Se l'Utente non è d'accordo con i nuovi termini d'uso, può esercitare la disdetta secondo quanto previsto al
precedente
articolo 3.
11.4 Ove la modifica dei termini d'uso sia connessa alla necessità di adeguarsi a un obbligo di legge, i
nuovi termini
d'uso potranno entrare in vigore immediatamente al momento della comunicazione; resta inteso che, solo in
tale ipotesi,
l'Utente potrà recedere dal contratto entro i successivi 30 giorni, con il conseguente diritto ad ottenere
un rimborso
proporzionale al periodo di abbonamento non goduto.
12. Trattamento dei dati personali
12.1 In conformità a quanto previsto dal Regolamento 2016/679 UE e dal Codice della privacy (decreto
legislativo 30
giugno 2003, n. 196), i dati personali degli Utenti saranno trattati per le finalità e in forza delle basi
giuridiche
indicate nella privacy policy messa a disposizione dell'Utente in sede di registrazione e acquisto.
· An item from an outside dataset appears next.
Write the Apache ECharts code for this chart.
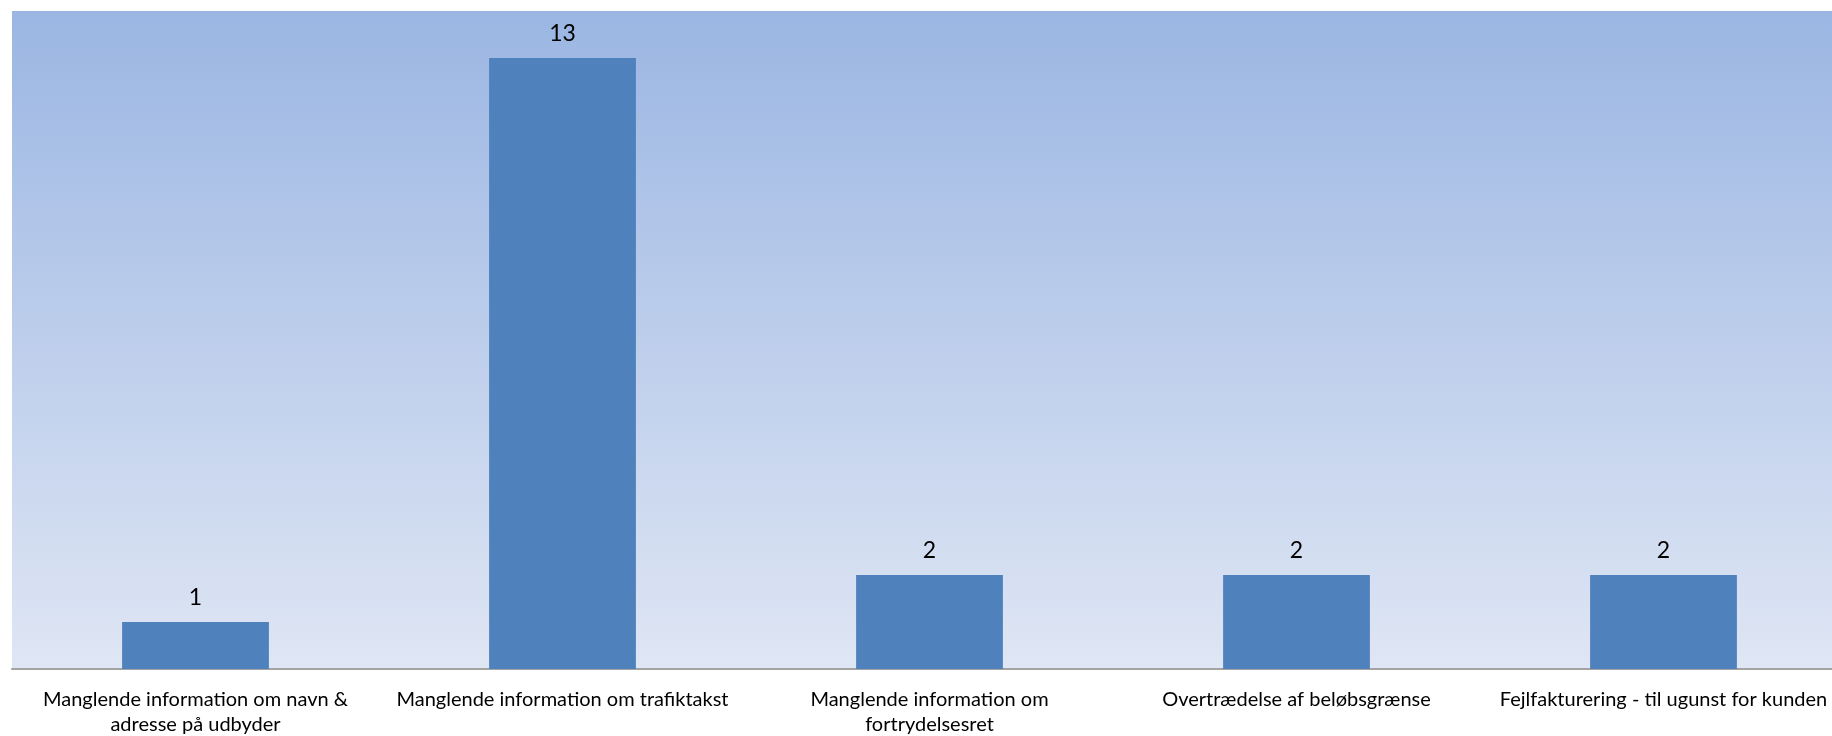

12.2 Accettando i presenti termini di utilizzo, l'Utente conferma di aver preso visione della privacy policy
messa a
disposizione dal Fornitore e di averne conservato copia su supporto durevole.
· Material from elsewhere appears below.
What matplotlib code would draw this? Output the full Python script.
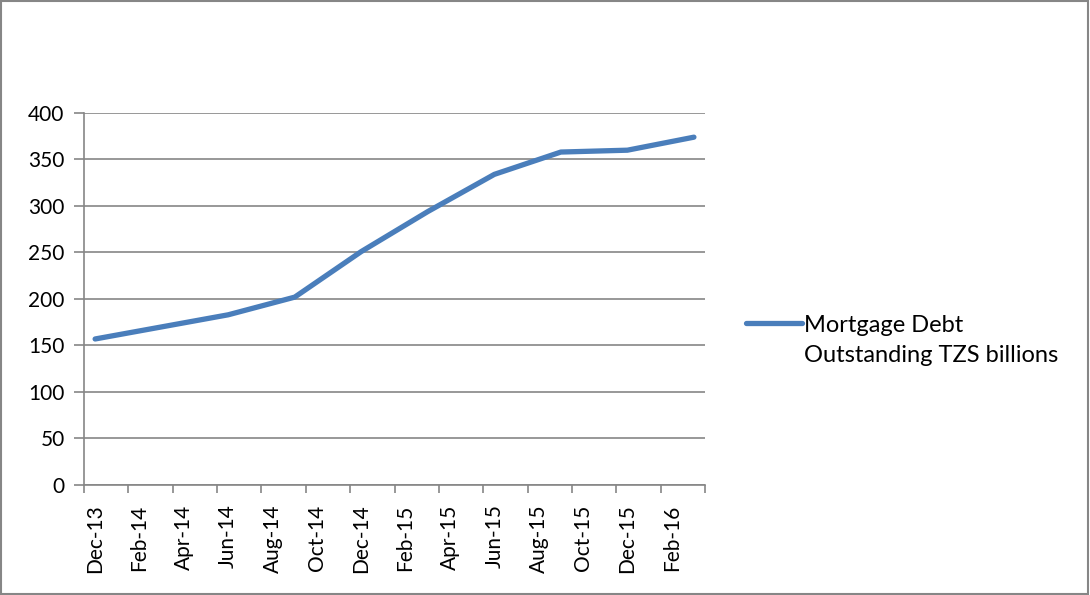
import numpy as np
import matplotlib.pyplot as plt
from matplotlib.patches import Rectangle

plt.rcParams['font.family'] = ['Lato', 'DejaVu Sans']

# quarterly observations, month offset from Dec-13
months = [0, 3, 6, 9, 12, 15, 18, 21, 24, 27]
debt = [157, 170, 183, 202, 251, 294, 334, 358, 360, 374]
tick_labels = ['Dec-13', 'Feb-14', 'Apr-14', 'Jun-14', 'Aug-14', 'Oct-14', 'Dec-14',
               'Feb-15', 'Apr-15', 'Jun-15', 'Aug-15', 'Oct-15', 'Dec-15', 'Feb-16']
series_name = 'Mortgage Debt\nOutstanding TZS billions'

fig = plt.figure(figsize=(10.9, 5.95), dpi=100)
ax = fig.add_axes([0.0771, 0.1849, 0.5697, 0.6252])

grid_c = '#868686'
x = np.array(months) + 0.5
ax.plot(x, debt, color='#4A7EBB', lw=3.8, solid_capstyle='round', solid_joinstyle='round',
        label=series_name, zorder=3)

ax.set_xlim(0, 28)
ax.set_ylim(0, 400)
ax.set_yticks(np.arange(0, 401, 50))
ax.yaxis.grid(True, color=grid_c, lw=1.2)
ax.set_axisbelow(True)

ax.set_xticks(np.arange(0, 29, 2))
ax.set_xticklabels([])
ax.set_xticks(np.arange(0, 28, 2) + 0.5, minor=True)
ax.set_xticklabels(tick_labels, minor=True, rotation=90)
ax.tick_params(axis='x', which='major', length=6, color=grid_c, width=1.2)
ax.tick_params(axis='x', which='minor', length=0, pad=14, labelsize=15)
ax.tick_params(axis='y', length=7, color=grid_c, width=1.2, labelsize=15, pad=7)

for s in ['top', 'right']:
    ax.spines[s].set_visible(False)
for s in ['left', 'bottom']:
    ax.spines[s].set_color(grid_c)
    ax.spines[s].set_linewidth(1.2)

leg = fig.legend(loc='center left', bbox_to_anchor=(0.665, 0.428), frameon=False,
                 fontsize=17, handlelength=2.35, handletextpad=0.12, labelspacing=0.25)
for t in leg.get_texts():
    t.set_linespacing(1.5)
# Excel puts the marker next to the first line of a wrapped label
h = leg.legend_handles[0]
h.set_ydata(np.asarray(h.get_ydata()) + 13)

fig.patches.append(Rectangle((0.001, 0.001), 0.997, 0.997, transform=fig.transFigure,
                             fill=False, edgecolor='#868686', lw=1.5))

fig.savefig('out.png', dpi=100)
12.3 Il Fornitore si riserva di modificare in qualsiasi momento la propria privacy policy nel rispetto dei
diritti degli
Utenti, dandone notizia a questi ultimi con mezzi adeguati e proporzionati allo scopo.
13. Servizio clienti
13.1 Per informazioni sul Servizio e per qualsiasi problematica connessa con la fruizione dello stesso,
l'Utente può
contattare il Fornitore attraverso i seguenti recapiti: help@newslist.it
14. Legge applicabile e foro competente
14.1 Il contratto tra il Fornitore e l'Utente è regolato dal diritto italiano.
14.2 Ove l'Utente sia qualificabile come consumatore, per le controversie comunque connesse con la
formazione,
esecuzione, interpretazione e cessazione del contratto, sarà competente il giudice del luogo di residenza o
domicilio
del consumatore, se ubicato in Italia.